Отвернулся от мертвых двор, где они до кончины жили.

Протрясется здесь грузовик, заберет за день, что успеет.

И направится напрямик к бесконечным братским траншеям.

Далеко еще до угла. Но чернея зимнего неба

Стала очередь. Приросла. Тихо ждут насущного хлеба.

Привезут или нет до восьми? Хватит всем? Недостанет многим?

Стылый пар стоит у земли, стылый снег разминают ноги.

Чтоб своим землякам помочь выпечь хлеб — наш блокадный воздух

Где-то там комсомольцы в ночь по цепочке носили воду.

Поредел над крышами мрак.
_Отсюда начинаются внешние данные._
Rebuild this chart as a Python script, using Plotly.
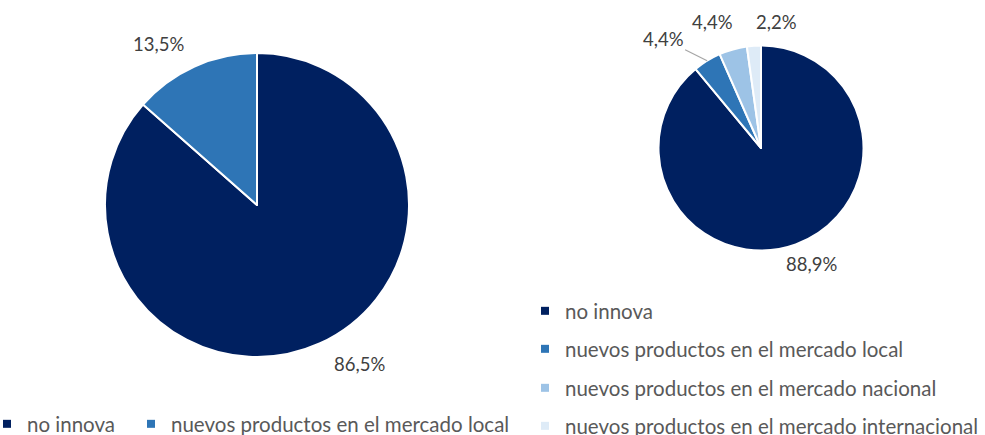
import math
import plotly.graph_objects as go

# ---------------- Data ----------------
left_labels = ["no innova", "nuevos productos en el mercado local"]
left_values = [86.5, 13.5]

right_labels = ["no innova", "nuevos productos en el mercado local",
                "nuevos productos en el mercado nacional",
                "nuevos productos en el mercado internacional"]
right_values = [88.9, 4.4, 4.4, 2.2]

# ---------------- Style ----------------
colors = ["#002060", "#2E75B6", "#9DC3E6", "#DEEBF7"]
W, H = 985, 435
FONT = "Lato, 'Open Sans', sans-serif"
LABEL_COLOR = "#404040"
LEGEND_COLOR = "#595959"

# pie geometry (pixels): centre x, centre y, radius
LEFT_PIE = (257, 205, 152)
RIGHT_PIE = (761, 148, 102.5)

# text offsets (px) of each data label from its slice's outer mid point
left_label_offsets = [(40, 20), (-36, -22)]
right_label_offsets = [(16, 20), (-44, -22), (-20, -27), (23, -24)]
right_leader = [False, True, False, False]

# legend layout (pixels): text start x, row centre y
left_legend_pos = [(28, 424), (172, 424)]
right_legend_pos = [(566, 311), (566, 349), (566, 388), (566, 426)]
LEGEND_TEXT_OFFSET = 41


def dom(cx, cy, r):
    return dict(x=[(cx - r) / W, (cx + r) / W], y=[(H - cy - r) / H, (H - cy + r) / H])


def fmt(v):
    return f"{v:.1f}".replace(".", ",") + "%"


fig = go.Figure()

for labels, values, geom in [(left_labels, left_values, LEFT_PIE),
                             (right_labels, right_values, RIGHT_PIE)]:
    fig.add_trace(go.Pie(
        labels=labels, values=values,
        marker=dict(colors=colors[:len(values)], line=dict(color="white", width=2)),
        sort=False, direction="clockwise", rotation=0,
        textinfo="none", showlegend=False,
        domain=dom(*geom), hoverinfo="label+value",
    ))

# data labels placed at slice mid-angles (derived from values)
annotations = []
for values, geom, offsets, leaders in [
        (left_values, LEFT_PIE, left_label_offsets, [False] * len(left_values)),
        (right_values, RIGHT_PIE, right_label_offsets, right_leader)]:
    cx, cy, r = geom
    total = sum(values)
    cum = 0.0
    for v, (dx, dy), lead in zip(values, offsets, leaders):
        mid = (cum + v / 2) / total * 2 * math.pi
        cum += v
        px = cx + r * math.sin(mid)
        py = cy - r * math.cos(mid)
        annotations.append(dict(
            x=px / W, y=1 - py / H, xref="paper", yref="paper",
            text=fmt(v), showarrow=True, ax=dx, ay=dy, axref="pixel", ayref="pixel",
            arrowhead=0, arrowwidth=1.2, standoff=0,
            arrowcolor="#A6A6A6" if lead else "rgba(0,0,0,0)",
            font=dict(family=FONT, size=18.5, color=LABEL_COLOR),
        ))

# legend entries (one legend per entry, for exact placement)
legend_layout = {}
entries = ([(lab, colors[i], left_legend_pos[i]) for i, lab in enumerate(left_labels)] +
           [(lab, colors[i], right_legend_pos[i]) for i, lab in enumerate(right_labels)])
for k, (lab, col, (tx, ty)) in enumerate(entries):
    lname = "legend" if k == 0 else f"legend{k + 1}"
    fig.add_trace(go.Scatter(
        x=[None], y=[None], mode="markers", name=lab,
        marker=dict(symbol="square", size=8, color=col),
        legend=lname, showlegend=True, hoverinfo="skip",
    ))
    legend_layout[lname] = dict(
        x=(tx - LEGEND_TEXT_OFFSET) / W, xanchor="left",
        y=1 - ty / H, yanchor="middle",
        orientation="v", bgcolor="rgba(0,0,0,0)", itemwidth=30,
        font=dict(family=FONT, size=20.5, color=LEGEND_COLOR),
    )

fig.update_layout(
    width=W, height=H,
    margin=dict(l=0, r=0, t=0, b=0, autoexpand=False),
    paper_bgcolor="white", plot_bgcolor="white",
    showlegend=True,
    xaxis=dict(visible=False), yaxis=dict(visible=False),
    annotations=annotations,
    **legend_layout,
)

fig.write_html("out.html", config={"displayModeBar": False},
               post_script="document.body.style.margin='0';")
Хлеба первый кусок отмерян.

И продвинулись мы на шаг ближе к самой заветной щели

Двери… но не все. Кто-то тихо сполз, распахнул глаза изумленно.

Провожали тогда без слез. Умирали тогда без стона.

Тонкий штрих онемевших губ… Смерть проходится частым гребнем.

Огибает очередь труп, и не первый, и не последний.

Наконец — уже за углом. Чуть живей от надежды позы.

Запах хлеба чую нутром. Кто сказал, что он с целлюлозой?

Вот и втиснулись мы за дверь. Впереди коптилка мигает.

Раз отрежь — десять раз отмерь, гирьки мелкие добавляя.

От весов не отводим глаз. Слюни сглатываю упрямо.

Сколько карточек — столько раз будет вывешен хлеб до грамма.

Здесь немного легче терпеть: ветра нет и буханки видим.

В хлебом пахнущей темноте, в тесноте, и порой — в обиде.

Не хватило. Бреду опять. Темный город ветром исхлестан.

Нераспроданный хлеб искать — за реку, по Тучкову мосту.

Может, выдадут горсть муки — кипятком завари да жуй-ка,

Разводи в воде и пеки, сковородку ладь на буржуйку.

Жаль, что вычистили припек. И мучицы совсем немного.

Тлеет в булочной фитилек, освещая путь до порога.

Прижимая к себе муку, колеей былого трамвая

Я бегу, все же я бегу, комендантский час обгоняя.

Ночь смыкается в двух шагах, и «Спасите!» — как крик в пустыне.

За расчетливый этот страх ждет меня стыд до могилы.

Что могла я в 15 лет, в темноте былинкой шатаясь?

Все равно! Оправдания нет: я жива, а другой — не знаю.

Голос, кажется, был мужской и такой далекий-далекий!

Не выпрашиваю покой. Наказанию нету срока!

Этот крик до скончания дней, в тишине и вихре событий

Бьется болью в душе моей, упрекает меня: «Спасите!».

Трупы убраны. До утра отливает снег белизною.

Я у дома. Пришла пора брать подъем с ледяной горою.